Rick was a new entrant to the PPP upper management team and was eager to share new ideas with fellow employees. It was soon clear that this objective would be an uphill task. He was soon regarded as an “outsider” and his ideas met with resistance. However, the outcome would have been different had he employed a different strategy such as the introduction of the reinforcement theory. This concept is a constituent of the law of effect by E.L Thorndike. It is based on the notion that individuals are likely to ape and repeat a behavior if it proves to have positive outcomes (Daniels, 2015). Conversely, undesirable outcomes lead individuals to a situation where they out rightly avoid a particular behavior. This principle was further elucidated by B.F Skinner through his operant conditioning model based on the idea that individuals typically respond to a stimulus within their environment. The resulting consequence, either good or bad, will then inform the behavior that will be adopted from that point moving forward.
Skinner was also aware of the consequences of adopting new behaviors. He identified four principle types; positive reinforcement, negative reinforcement, punishment and extinction (Blanchard & Thacker, 2013). Rick was, thus, fired, for his progressive thinking which put him at odds with the upper management team at PPP. The changes he desired were not readily accepted by his colleagues, with Val being the only executive who seemed pliable and ready for change. The decision to fire Rick was a punitive measure and a warning to other employees who intended to go against company policy. Rick’s intentions may have been noble, but it was clear that perspectives were dissimilar.
Resistance to Change
The resistance to change observed within the organization seemed to originate from the ties shared by top executives within PPP. For instance, Walter Ball and Val Peterson were longtime business partners who had worked together to create a workable framework for the company. Ball was an information technology (IT) specialist who endeavored to computerize every single aspect of the company’s operation. The widening rift between specific employees can be traced to the difference in academic qualification among key members. Rosie Peterson, for instance, was not college-trained and insisted on employing analogue techniques when completing her accounting tasks. Rick was aware of the negative effects of such a technique and proposed the introduction of computerized sales spreadsheets. However, Walter was quick to dismiss this suggestion since he did not want to upset his relationship with the Petersons.
Although resistance to change was an obvious challenge from the onset, appropriate strategies would have supported a smooth transition. Having the support of upper management and creating an appropriate environment for the implementation of new ideas would have promoted change. Val was supportive of Rick’s suggestion but was not ready to go against Rosie. It was clear that the changes suggested by Rick were not viewed as being worthwhile and part of the reason why it was difficult to introduce a new training regimen. Furthermore, since Val had not suggested the introduction of novel approaches to the organization, changes were immediately deemed unnecessary. Peer support is also an important aspect of change that was nonexistent within the entire organization.
Social Learning Theory
The social learning theory is one of the most renowned and foremost behavioral theories. It posits that that observation is an integral part of learning in humans. From this case study, Rick made an initial observation of the situation within the company with the intention of changing the prevailing mode of operation while introducing positive changes. His desire was to aid the company in reclaiming its lost glory by improving its failing sales numbers. Pursuant to this objective, he developed a plan of action which was eventually not approved by upper management. This negative response demoralized Rick who had been working hard to ensure that the company benefited from the application of a new operational paradigm. Nevertheless, company executives can benefit from the introduction of new ideas which promote aspects of social learning (Kalkstein, Kleiman, Wakslak, Liberman, & Trope, 2016). Drawing upon personal experience is ideal for companies struggling to introduce positive strategies within the organization.

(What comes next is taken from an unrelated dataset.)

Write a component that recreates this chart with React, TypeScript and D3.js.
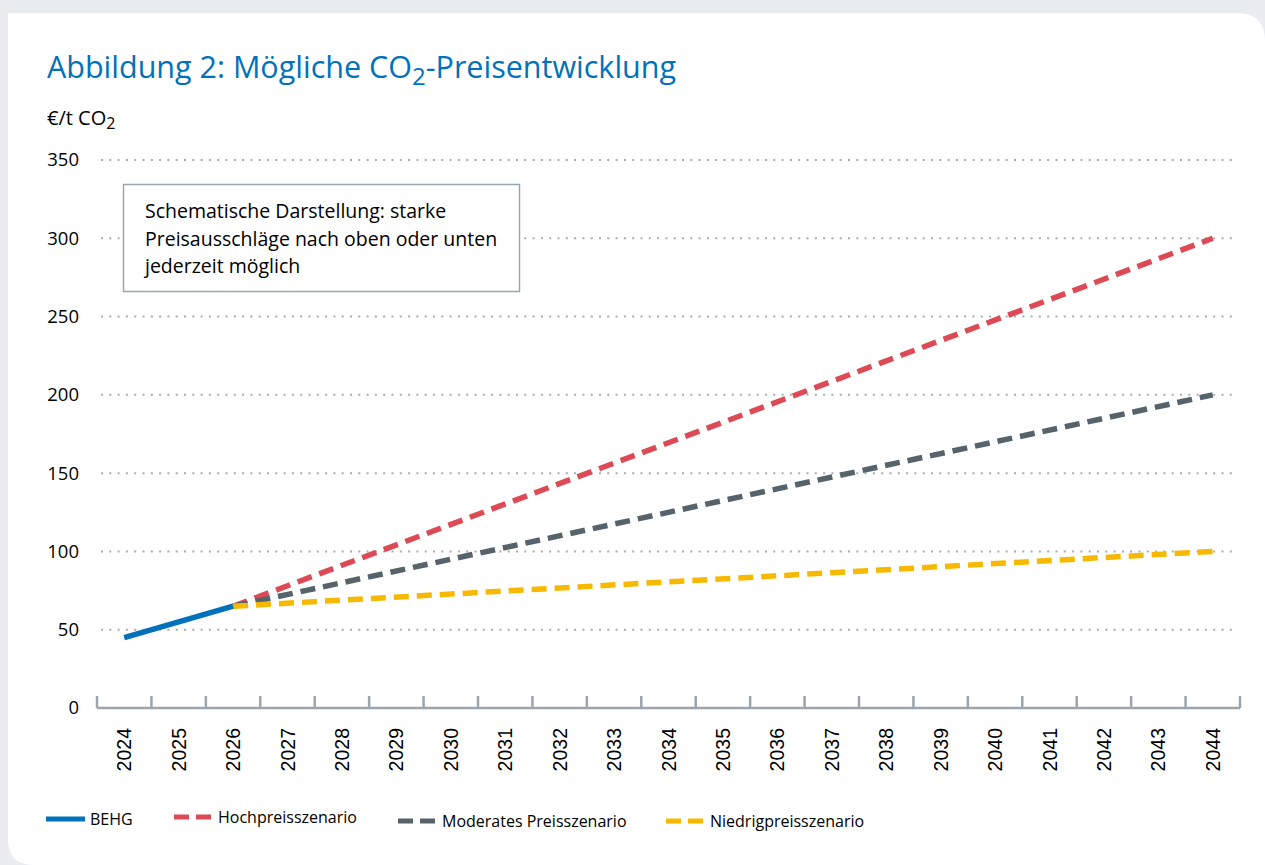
import React from 'react';
import * as d3 from 'd3';

// years on the x axis
const years = d3.range(2024, 2045).map(String);
const yTicks = [0, 50, 100, 150, 200, 250, 300, 350];

// BEHG (known path), then three scenarios starting in 2026
const behg = [
  { year: '2024', value: 45 },
  { year: '2025', value: 55 },
  { year: '2026', value: 65 },
];
const hoch = [
  { year: '2026', value: 65 },
  { year: '2044', value: 300 },
];
const moderat = [
  { year: '2026', value: 65 },
  { year: '2044', value: 200 },
];
const niedrig = [
  { year: '2026', value: 65 },
  { year: '2044', value: 100 },
];

const noteLines = [
  'Schematische Darstellung: starke',
  'Preisausschläge nach oben oder unten',
  'jederzeit möglich',
];

const W = 1265;
const H = 865;
const font = '"Open Sans", "Noto Sans", sans-serif';

export default function App() {
  const x = d3.scaleBand<string>().domain(years).range([97, 1240]).padding(0);
  const y = d3.scaleLinear().domain([0, 350]).range([708, 160]);
  const cx = (yr: string) => (x(yr) as number) + x.bandwidth() / 2;

  const line = d3
    .line<{ year: string; value: number }>()
    .x(d => cx(d.year))
    .y(d => y(d.value));

  const series = [
    { name: 'Hochpreisszenario', data: hoch, color: '#dc4a55', dash: '15 8' },
    { name: 'Moderates Preisszenario', data: moderat, color: '#56636b', dash: '15 8' },
    { name: 'Niedrigpreisszenario', data: niedrig, color: '#f7b900', dash: '15 8' },
  ];

  const legend = [
    { name: 'BEHG', color: '#0071bb', dash: null, x: 46, y: 819 },
    { name: 'Hochpreisszenario', color: '#dc4a55', dash: '15 7', x: 174, y: 817 },
    { name: 'Moderates Preisszenario', color: '#56636b', dash: '15 7', x: 398, y: 821 },
    { name: 'Niedrigpreisszenario', color: '#f7b900', dash: '15 7', x: 666, y: 821 },
  ];

  const bounds = years.map(yr => x(yr) as number).concat([x.range()[1]]);

  return (
    <svg
      width={W}
      height={H}
      style={{ position: 'absolute', left: 0, top: 0, display: 'block' }}
    >
      <rect width={W} height={H} fill="#e9edf0" />
      {/* card with rounded top-right and bottom-left corners */}
      <path
        d={`M8,13 H1237 Q1265,13 1265,41 V${H} H34 Q8,${H} 8,${H - 26} Z`}
        fill="#ffffff"
      />

      <text x={47} y={78} fill="#0072bb" fontFamily={font} fontSize={30.5} fontWeight={500}>
        Abbildung 2: Mögliche CO
        <tspan fontSize={24} dy={7}>2</tspan>
        <tspan dy={-7}>-Preisentwicklung</tspan>
      </text>
      <text x={47} y={125} fill="#000" fontFamily={font} fontSize={20}>
        €/t CO<tspan fontSize={16} dy={4}>2</tspan>
      </text>

      {/* grid */}
      {yTicks.filter(t => t > 0).map(t => (
        <line
          key={t}
          x1={101}
          x2={1232}
          y1={y(t)}
          y2={y(t)}
          stroke="#a3adb4"
          strokeWidth={2}
          strokeDasharray="2 6.3"
        />
      ))}
      {yTicks.map(t => (
        <text
          key={t}
          x={79}
          y={y(t)}
          dy="0.35em"
          textAnchor="end"
          fontFamily={font}
          fontSize={18.5}
          fill="#000"
        >
          {t}
        </text>
      ))}

      {/* x axis */}
      <line x1={97} x2={1240} y1={708} y2={708} stroke="#9aa5ad" strokeWidth={2.5} />
      {bounds.map((b, i) => (
        <line key={i} x1={b} x2={b} y1={708} y2={696} stroke="#9aa5ad" strokeWidth={2.5} />
      ))}
      {years.map(yr => (
        <text
          key={yr}
          transform={`translate(${cx(yr) + 7},728) rotate(-90)`}
          textAnchor="end"
          fontFamily='"Liberation Sans", Arial, sans-serif'
          fontSize={19.5}
          fill="#000"
        >
          {yr}
        </text>
      ))}

      {/* note box */}
      <rect x={123.5} y={184.5} width={396} height={107} fill="#fff" stroke="#9aa5ad" strokeWidth={1.5} />
      {noteLines.map((l, i) => (
        <text key={i} x={145} y={218 + i * 27.5} fontFamily={font} fontSize={19.5} fill="#000">
          {l}
        </text>
      ))}

      {/* lines */}
      {series.map(s => (
        <path
          key={s.name}
          d={line(s.data) as string}
          fill="none"
          stroke={s.color}
          strokeWidth={5.5}
          strokeDasharray={s.dash}
        />
      ))}
      <path d={line(behg) as string} fill="none" stroke="#0071bb" strokeWidth={5.5} />

      {/* legend */}
      {legend.map(l => (
        <g key={l.name}>
          <line
            x1={l.x}
            x2={l.x + 39}
            y1={l.y}
            y2={l.y}
            stroke={l.color}
            strokeWidth={5}
            strokeDasharray={l.dash ?? undefined}
          />
          <text x={l.x + 44} y={l.y} dy="0.35em" fontFamily={font} fontSize={16} fill="#000">
            {l.name}
          </text>
        </g>
      ))}
    </svg>
  );
}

Designing a Management Training Program
Company executives should always remain aware of a company’s inherent requirements before adopting a management training program. This permits the completion of a needs assessment test to determine specific areas that require additional focus and training. Its completion paves the way for the adoption of a new and fresh training format to ensure that an appropriate program is adopted to serve the organization’s needs. It is clear that a majority of the upper management team at PPP require immediate IT training to transform their management approach within the organization. The best alternative in this case would involve training in change management and how to adopt new positive suggestions. Moreover, addressing upper management’s reservations regarding new technology would be an ideal starting point. They would learn about aspects of the social learning theory which would then allow them to gain a comprehensive understanding of the enormity of the situation at hand. The creation of a vibrant instructional strategy would ultimately enable them to achieve company objectives by setting practical goals. The implementation phase will now involve the adoption of IT into company operations with staff members who are acutely aware of its importance in daily operations.